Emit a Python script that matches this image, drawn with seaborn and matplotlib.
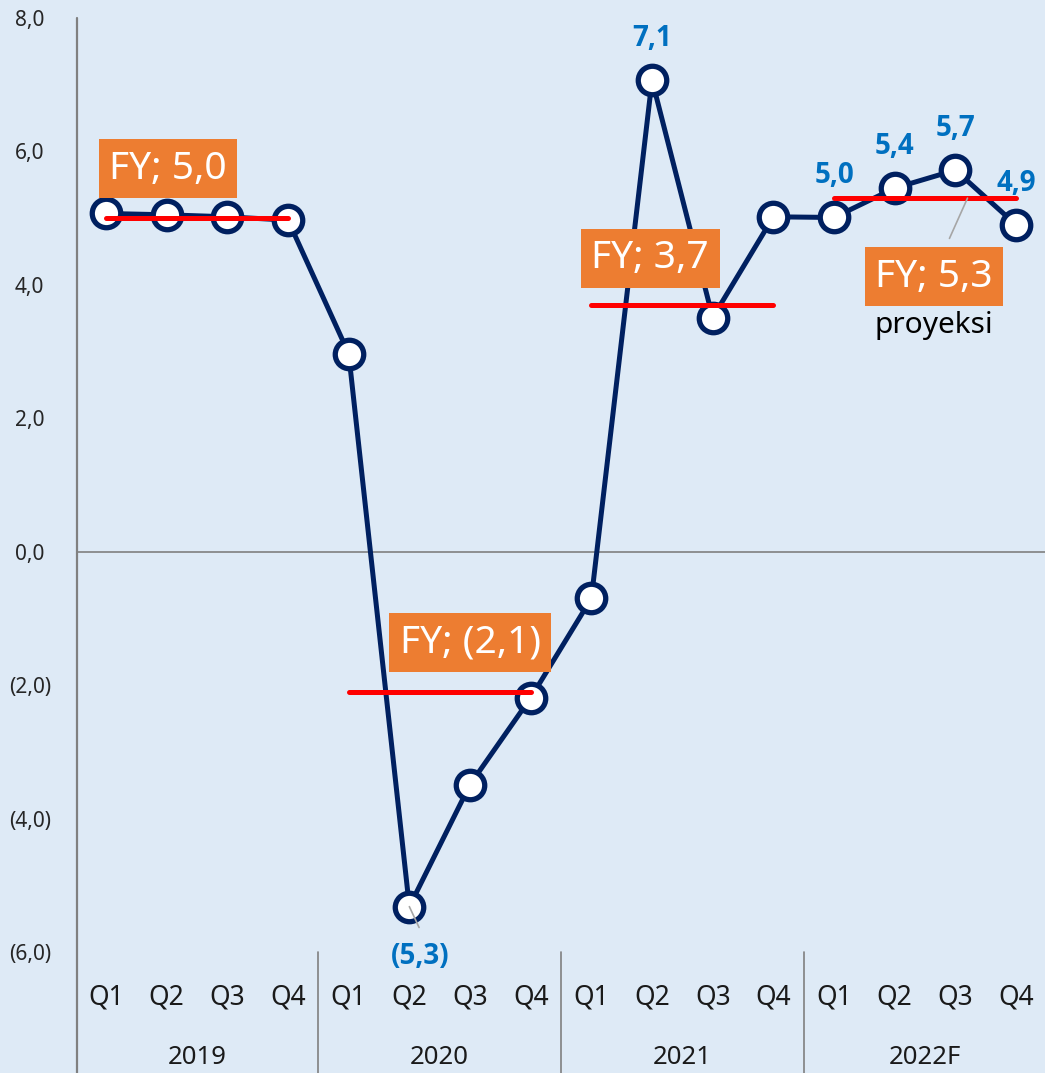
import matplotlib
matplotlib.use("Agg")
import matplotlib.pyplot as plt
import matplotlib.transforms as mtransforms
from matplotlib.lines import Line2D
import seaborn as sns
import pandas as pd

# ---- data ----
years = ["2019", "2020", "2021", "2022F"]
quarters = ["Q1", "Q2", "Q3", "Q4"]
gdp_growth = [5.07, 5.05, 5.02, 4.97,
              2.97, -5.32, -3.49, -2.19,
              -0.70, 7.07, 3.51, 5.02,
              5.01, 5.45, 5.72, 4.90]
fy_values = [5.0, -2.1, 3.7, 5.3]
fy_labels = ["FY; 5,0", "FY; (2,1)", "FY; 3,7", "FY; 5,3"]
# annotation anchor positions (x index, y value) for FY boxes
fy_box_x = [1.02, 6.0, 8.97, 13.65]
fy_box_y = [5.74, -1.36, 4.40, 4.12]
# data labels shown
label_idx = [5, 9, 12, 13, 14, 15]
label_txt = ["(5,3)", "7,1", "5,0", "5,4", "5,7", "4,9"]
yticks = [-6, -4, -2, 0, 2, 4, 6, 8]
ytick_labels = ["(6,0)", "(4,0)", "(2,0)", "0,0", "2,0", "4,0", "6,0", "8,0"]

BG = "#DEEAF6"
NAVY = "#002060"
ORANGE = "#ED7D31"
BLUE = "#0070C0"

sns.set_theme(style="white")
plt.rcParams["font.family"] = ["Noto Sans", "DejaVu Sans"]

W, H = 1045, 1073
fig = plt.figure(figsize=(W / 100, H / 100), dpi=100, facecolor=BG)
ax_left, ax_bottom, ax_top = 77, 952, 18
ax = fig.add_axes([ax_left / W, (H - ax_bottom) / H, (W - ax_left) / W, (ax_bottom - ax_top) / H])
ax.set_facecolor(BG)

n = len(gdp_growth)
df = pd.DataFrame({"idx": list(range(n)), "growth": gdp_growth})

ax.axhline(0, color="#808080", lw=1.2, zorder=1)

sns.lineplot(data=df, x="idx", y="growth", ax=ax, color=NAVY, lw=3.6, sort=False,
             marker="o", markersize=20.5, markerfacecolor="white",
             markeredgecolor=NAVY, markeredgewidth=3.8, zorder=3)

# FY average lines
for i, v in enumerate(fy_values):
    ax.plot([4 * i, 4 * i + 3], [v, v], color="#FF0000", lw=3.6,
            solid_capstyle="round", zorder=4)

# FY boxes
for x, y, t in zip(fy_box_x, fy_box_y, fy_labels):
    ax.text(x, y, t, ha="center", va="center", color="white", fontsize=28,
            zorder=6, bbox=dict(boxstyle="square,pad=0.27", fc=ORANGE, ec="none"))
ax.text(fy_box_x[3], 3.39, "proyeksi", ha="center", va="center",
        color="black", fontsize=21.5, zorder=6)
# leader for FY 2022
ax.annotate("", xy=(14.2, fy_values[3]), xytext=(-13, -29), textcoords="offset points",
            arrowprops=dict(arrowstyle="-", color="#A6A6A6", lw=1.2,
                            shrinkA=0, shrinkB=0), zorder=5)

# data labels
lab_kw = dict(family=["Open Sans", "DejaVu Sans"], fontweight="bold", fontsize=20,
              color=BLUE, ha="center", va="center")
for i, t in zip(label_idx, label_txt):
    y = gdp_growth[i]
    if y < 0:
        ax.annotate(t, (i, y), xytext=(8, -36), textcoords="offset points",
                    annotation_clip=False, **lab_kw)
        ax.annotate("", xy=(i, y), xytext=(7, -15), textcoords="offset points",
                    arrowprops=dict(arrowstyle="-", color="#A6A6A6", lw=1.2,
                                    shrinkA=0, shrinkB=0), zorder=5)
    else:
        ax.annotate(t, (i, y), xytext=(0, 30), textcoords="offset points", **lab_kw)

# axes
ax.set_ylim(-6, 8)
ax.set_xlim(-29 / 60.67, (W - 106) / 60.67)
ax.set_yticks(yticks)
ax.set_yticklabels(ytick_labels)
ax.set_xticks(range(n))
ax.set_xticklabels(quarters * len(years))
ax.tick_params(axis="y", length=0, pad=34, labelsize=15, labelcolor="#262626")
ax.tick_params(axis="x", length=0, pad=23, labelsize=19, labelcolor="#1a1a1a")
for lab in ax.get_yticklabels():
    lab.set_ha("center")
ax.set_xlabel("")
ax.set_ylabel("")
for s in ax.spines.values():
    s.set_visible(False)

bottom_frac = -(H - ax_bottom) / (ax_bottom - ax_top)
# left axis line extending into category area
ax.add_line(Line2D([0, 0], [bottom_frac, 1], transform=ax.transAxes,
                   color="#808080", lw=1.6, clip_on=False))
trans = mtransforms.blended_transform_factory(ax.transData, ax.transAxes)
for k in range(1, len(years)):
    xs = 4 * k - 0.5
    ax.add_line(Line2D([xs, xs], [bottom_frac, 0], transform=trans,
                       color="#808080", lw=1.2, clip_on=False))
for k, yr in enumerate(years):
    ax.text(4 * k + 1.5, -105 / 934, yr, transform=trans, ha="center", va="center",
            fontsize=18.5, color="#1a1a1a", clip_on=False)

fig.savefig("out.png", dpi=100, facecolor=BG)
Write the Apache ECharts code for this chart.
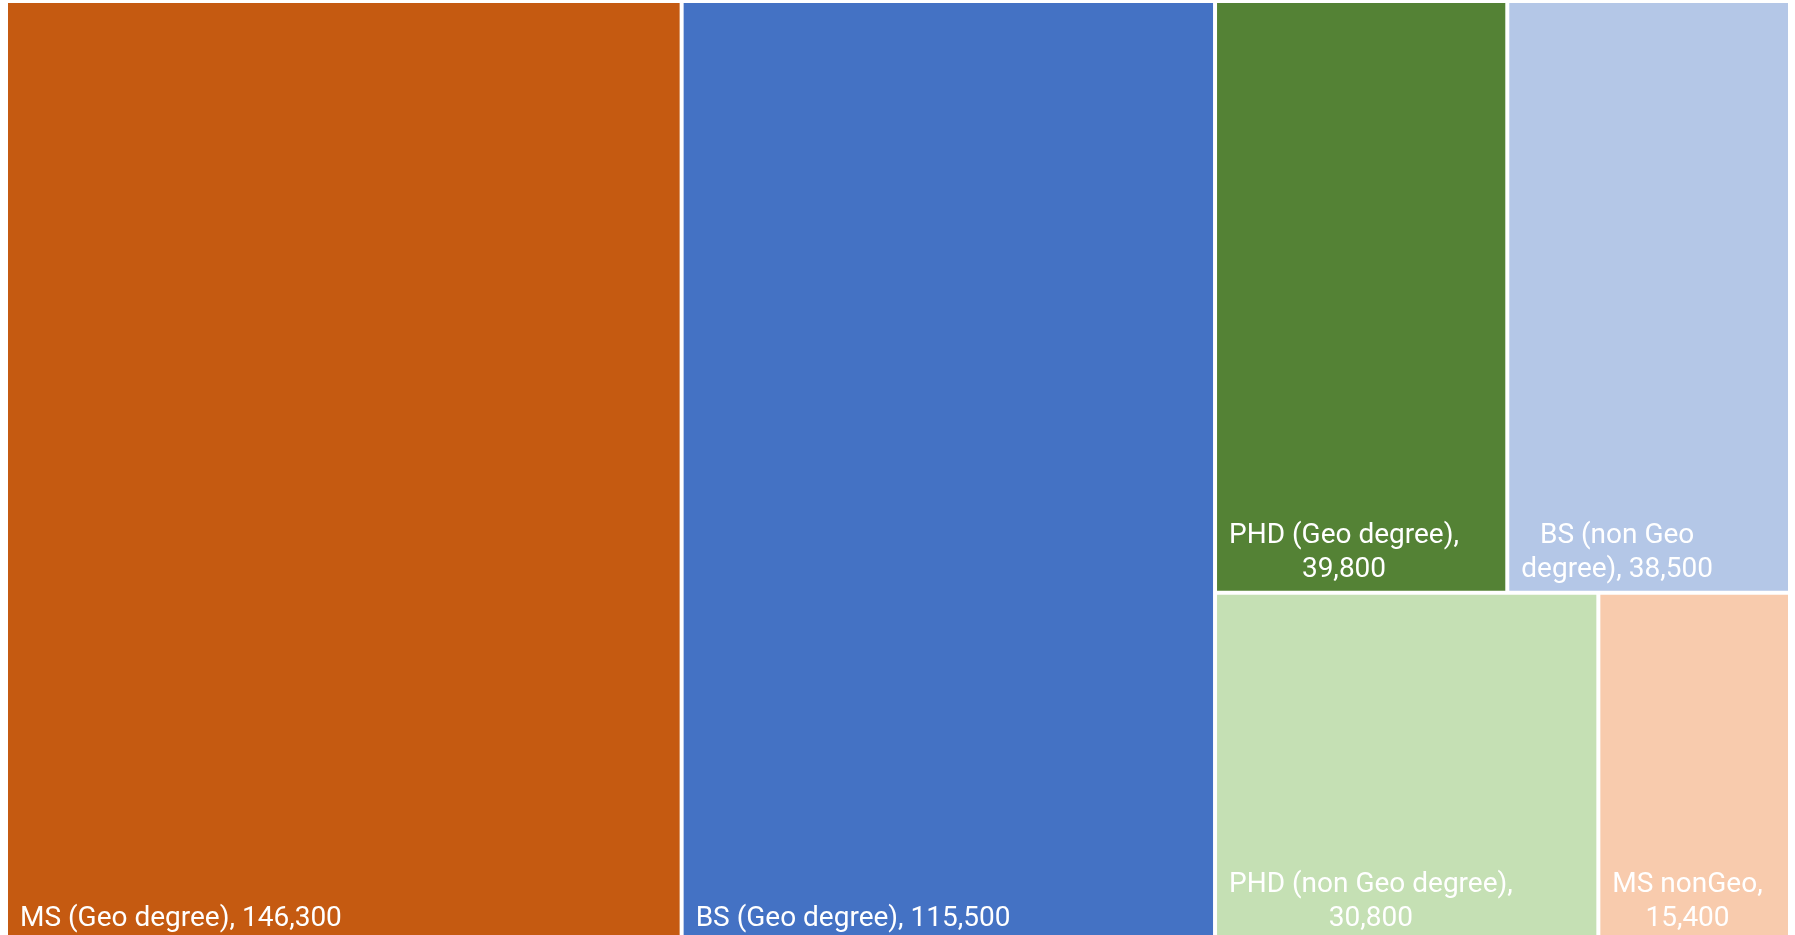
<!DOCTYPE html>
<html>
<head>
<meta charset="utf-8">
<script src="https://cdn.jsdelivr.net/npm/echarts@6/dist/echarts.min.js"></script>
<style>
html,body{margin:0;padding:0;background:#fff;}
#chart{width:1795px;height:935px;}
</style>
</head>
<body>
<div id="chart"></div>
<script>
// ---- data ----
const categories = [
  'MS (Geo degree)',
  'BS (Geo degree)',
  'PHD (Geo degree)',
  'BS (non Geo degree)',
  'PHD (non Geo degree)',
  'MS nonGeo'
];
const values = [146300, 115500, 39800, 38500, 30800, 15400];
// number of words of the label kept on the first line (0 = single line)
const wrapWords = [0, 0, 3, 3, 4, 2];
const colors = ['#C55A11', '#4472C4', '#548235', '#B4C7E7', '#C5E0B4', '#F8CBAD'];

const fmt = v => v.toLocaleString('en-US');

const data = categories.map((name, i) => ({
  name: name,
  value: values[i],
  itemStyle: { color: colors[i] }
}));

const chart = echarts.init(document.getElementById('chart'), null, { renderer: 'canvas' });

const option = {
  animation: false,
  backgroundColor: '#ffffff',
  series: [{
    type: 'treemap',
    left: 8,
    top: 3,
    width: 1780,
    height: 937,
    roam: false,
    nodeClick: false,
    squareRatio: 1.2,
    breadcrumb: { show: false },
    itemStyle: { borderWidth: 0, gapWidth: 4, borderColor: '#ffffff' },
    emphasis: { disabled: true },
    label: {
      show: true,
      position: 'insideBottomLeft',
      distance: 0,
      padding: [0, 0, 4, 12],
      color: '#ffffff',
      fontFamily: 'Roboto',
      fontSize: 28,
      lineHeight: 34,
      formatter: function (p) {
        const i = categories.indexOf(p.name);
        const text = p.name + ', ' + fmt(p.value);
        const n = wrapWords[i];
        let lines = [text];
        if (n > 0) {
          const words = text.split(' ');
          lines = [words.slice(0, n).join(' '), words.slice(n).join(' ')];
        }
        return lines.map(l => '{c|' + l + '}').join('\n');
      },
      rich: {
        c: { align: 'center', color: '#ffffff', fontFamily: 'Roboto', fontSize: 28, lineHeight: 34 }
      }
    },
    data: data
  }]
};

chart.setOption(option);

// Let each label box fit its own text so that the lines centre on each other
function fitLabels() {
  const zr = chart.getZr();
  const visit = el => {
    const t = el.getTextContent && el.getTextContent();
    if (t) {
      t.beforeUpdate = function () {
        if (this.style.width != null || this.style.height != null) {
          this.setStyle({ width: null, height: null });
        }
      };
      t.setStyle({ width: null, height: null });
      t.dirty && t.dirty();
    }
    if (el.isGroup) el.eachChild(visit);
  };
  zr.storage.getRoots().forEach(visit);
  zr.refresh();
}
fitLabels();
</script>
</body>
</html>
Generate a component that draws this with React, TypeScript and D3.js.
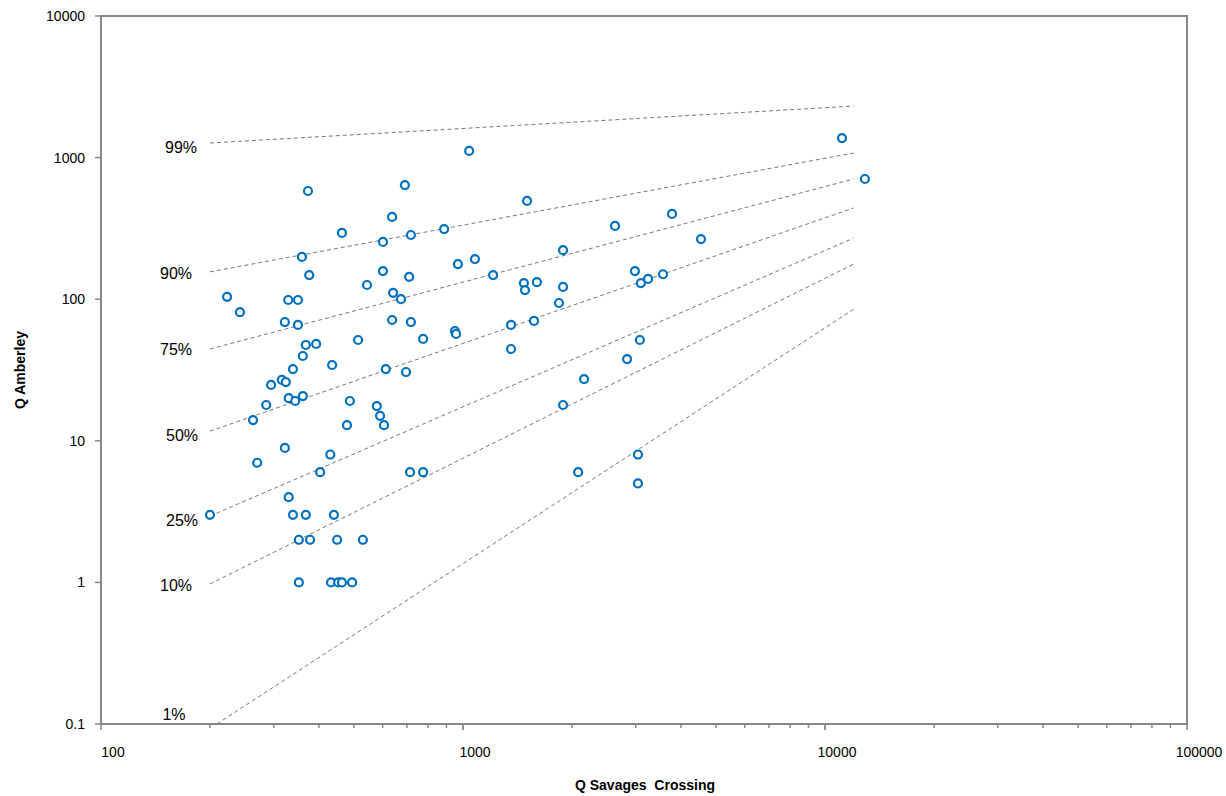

● WRITTEN PROBLEM
A line counts if it holds the word "this". How many lines of the entries count? Give the number only.

● COMPLETED TASK
5